# [INFORMATION GIVEN]
■ ■ ■ ■ ■
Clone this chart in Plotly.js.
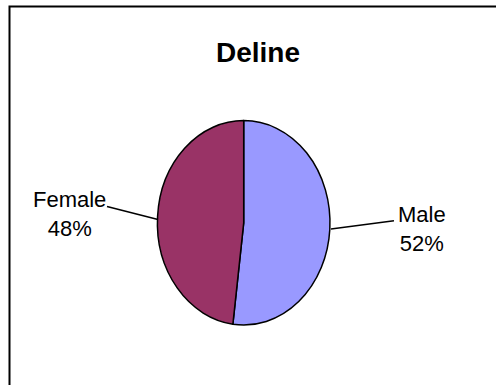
<!DOCTYPE html>
<html>
<head>
<meta charset="utf-8">
<script src="https://cdn.plot.ly/plotly-3.0.1.min.js"></script>
<style>html,body{margin:0;padding:0;background:#fff;}#chart{width:496px;height:385px;}</style>
</head>
<body>
<div id="chart"></div>
<script>
var chartTitle = "Deline";
var categories = ["Male", "Female"];
var values = [52, 48];
var colors = ["#9999FF", "#993366"];

var W = 496, H = 385;
// ellipse geometry (pixels)
var cx = 243.7, cy = 222.8, rx = 86.3, ry = 102.2;

var total = values.reduce(function(a, b){ return a + b; }, 0);
function pct(v){ return Math.round(v / total * 100) + "%"; }

var trace = {
  type: "pie",
  labels: categories,
  values: values,
  sort: false,
  direction: "clockwise",
  rotation: 0,
  textinfo: "none",
  hoverinfo: "none",
  marker: {colors: colors, line: {color: "#000000", width: 1.5}},
  domain: {
    x: [(cx - ry) / W, (cx + ry) / W],
    y: [1 - (cy + ry) / H, 1 - (cy - ry) / H]
  },
  showlegend: false
};

function px(x){ return x / W; }
function py(y){ return 1 - y / H; }

var labelFont = {family: "Liberation Sans, Arial, sans-serif", size: 22, color: "#000"};
var annotations = [
  {text: categories[1] + "<br>" + pct(values[1]), x: px(69), y: py(214), xref: "paper", yref: "paper",
   xanchor: "center", yanchor: "middle", showarrow: false, font: labelFont, align: "center"},
  {text: categories[0] + "<br>" + pct(values[0]), x: px(422), y: py(229), xref: "paper", yref: "paper",
   xanchor: "center", yanchor: "middle", showarrow: false, font: labelFont, align: "center"}
];

var shapes = [
  {type: "rect", xref: "paper", yref: "paper", x0: px(9.5), x1: px(510), y0: py(420), y1: py(6.5),
   line: {color: "#000", width: 2}, fillcolor: "rgba(0,0,0,0)"},
  {type: "line", xref: "paper", yref: "paper", x0: px(107), y0: py(206.5), x1: px(158), y1: py(219.5),
   line: {color: "#000", width: 1.5}},
  {type: "line", xref: "paper", yref: "paper", x0: px(331), y0: py(229), x1: px(394), y1: py(220.7),
   line: {color: "#000", width: 1.5}}
];

var layout = {
  width: W, height: H,
  margin: {l: 0, r: 0, t: 0, b: 0},
  paper_bgcolor: "#fff",
  plot_bgcolor: "#fff",
  title: {text: "<b>" + chartTitle + "</b>", x: 258 / W, xanchor: "center", y: py(52), yanchor: "middle",
          yref: "paper", font: {family: "Liberation Sans, Arial, sans-serif", size: 28, color: "#000"}},
  annotations: annotations,
  shapes: shapes,
  showlegend: false
};

Plotly.newPlot("chart", [trace], layout, {displayModeBar: false, staticPlot: true}).then(function(gd){
  var sx = rx / ry;
  var groups = gd.querySelectorAll(".pielayer .trace");
  groups.forEach(function(g){
    g.setAttribute("transform", "translate(" + cx + ",0) scale(" + sx + ",1) translate(" + (-cx) + ",0)");
  });
  gd.querySelectorAll(".pielayer path.surface").forEach(function(p){
    p.style.vectorEffect = "non-scaling-stroke";
  });
});
</script>
</body>
</html>
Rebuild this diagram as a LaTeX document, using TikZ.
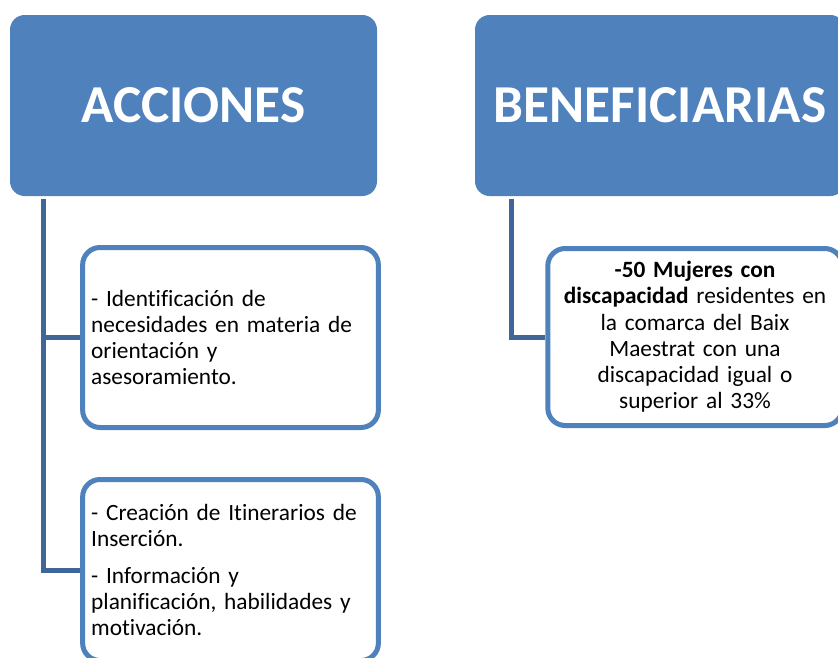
■ ■ ■ ■ ■
# [EXERCISE AIM]
From the opening line of the entries above to the line containing "return 1 - y", please transcribe each line exactly, skipping every picture.

# [TASK SOLUTION]
Clone this chart in Plotly.js.
<!DOCTYPE html>
<html>
<head>
<meta charset="utf-8">
<script src="https://cdn.plot.ly/plotly-3.0.1.min.js"></script>
<style>html,body{margin:0;padding:0;background:#fff;}#chart{width:496px;height:385px;}</style>
</head>
<body>
<div id="chart"></div>
<script>
var chartTitle = "Deline";
var categories = ["Male", "Female"];
var values = [52, 48];
var colors = ["#9999FF", "#993366"];

var W = 496, H = 385;
// ellipse geometry (pixels)
var cx = 243.7, cy = 222.8, rx = 86.3, ry = 102.2;

var total = values.reduce(function(a, b){ return a + b; }, 0);
function pct(v){ return Math.round(v / total * 100) + "%"; }

var trace = {
  type: "pie",
  labels: categories,
  values: values,
  sort: false,
  direction: "clockwise",
  rotation: 0,
  textinfo: "none",
  hoverinfo: "none",
  marker: {colors: colors, line: {color: "#000000", width: 1.5}},
  domain: {
    x: [(cx - ry) / W, (cx + ry) / W],
    y: [1 - (cy + ry) / H, 1 - (cy - ry) / H]
  },
  showlegend: false
};

function px(x){ return x / W; }
function py(y){ return 1 - y / H; }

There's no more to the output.